When Cramer heard the news that Qualcomm was in talks to buy NXP Semiconductor, he wasn't surprised. It was always there for the taking, he said.

"This move that has taken NXP from $82 to $102 in two days' time was totally gettable," Cramer said.

NXP was previously pegged as a company that did near field communications for Apple iPhones and was the brains behind iPay. But management knew it could be bigger and saw the growth in smartphones, so it bought Freescale, which meant 40 percent of the combined company's sales would come from the auto market.

In the end, what made it so attractive to purchase was that NXP wasn't just a communications chip provider. It was clear to Cramer that Qualcomm is desperate for growth beyond communications.
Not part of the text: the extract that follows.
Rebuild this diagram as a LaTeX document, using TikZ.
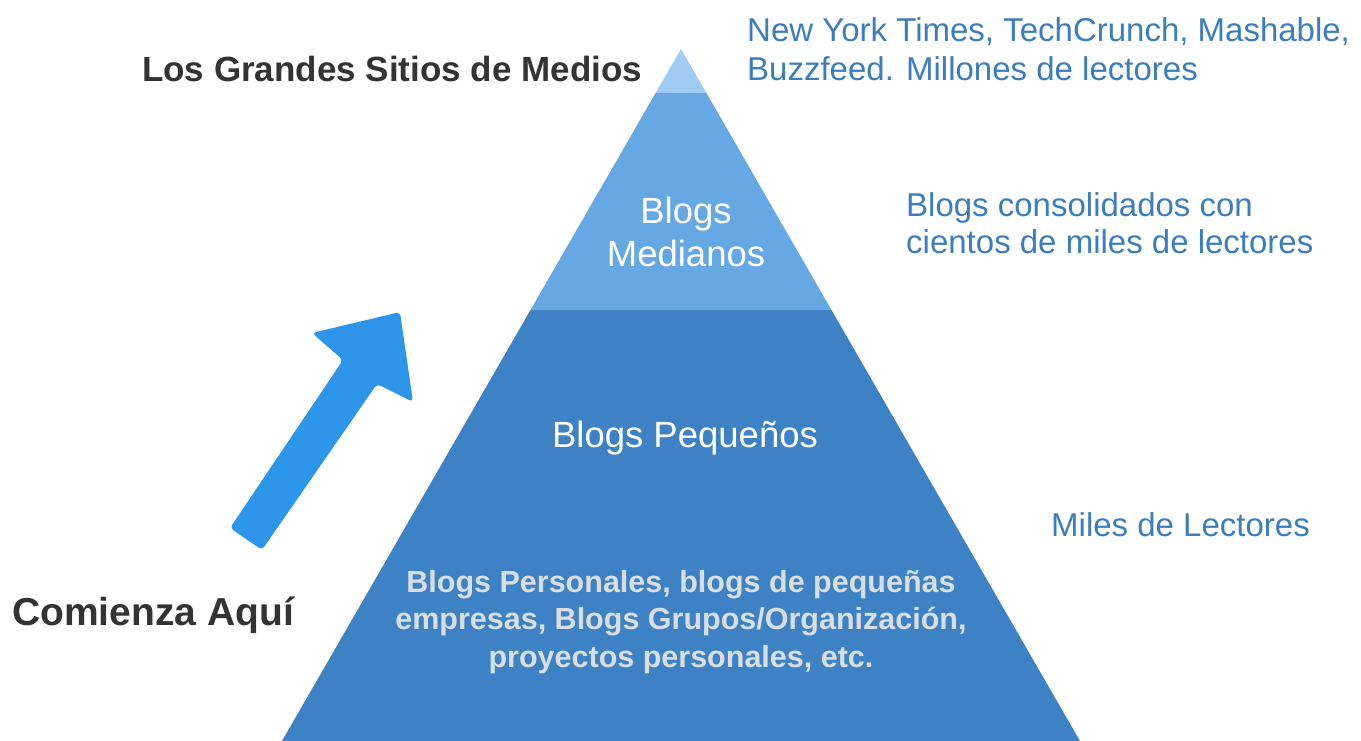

In the Lightning Round, Cramer gave his take on a few caller favorite stocks:

Eaton Corporation: "It has exploded. A lot of people are thinking that trucks are getting better. It's trading right now with Cummins, it really shouldn't, Cummins had a big move. That said, I think the stock is headed higher, not lower."

Brooks Automation: "I think it's a very inexpensive stock, and I like it. But I have to tell you, I see you with Brooks and I'll go with Flex, which I think is better."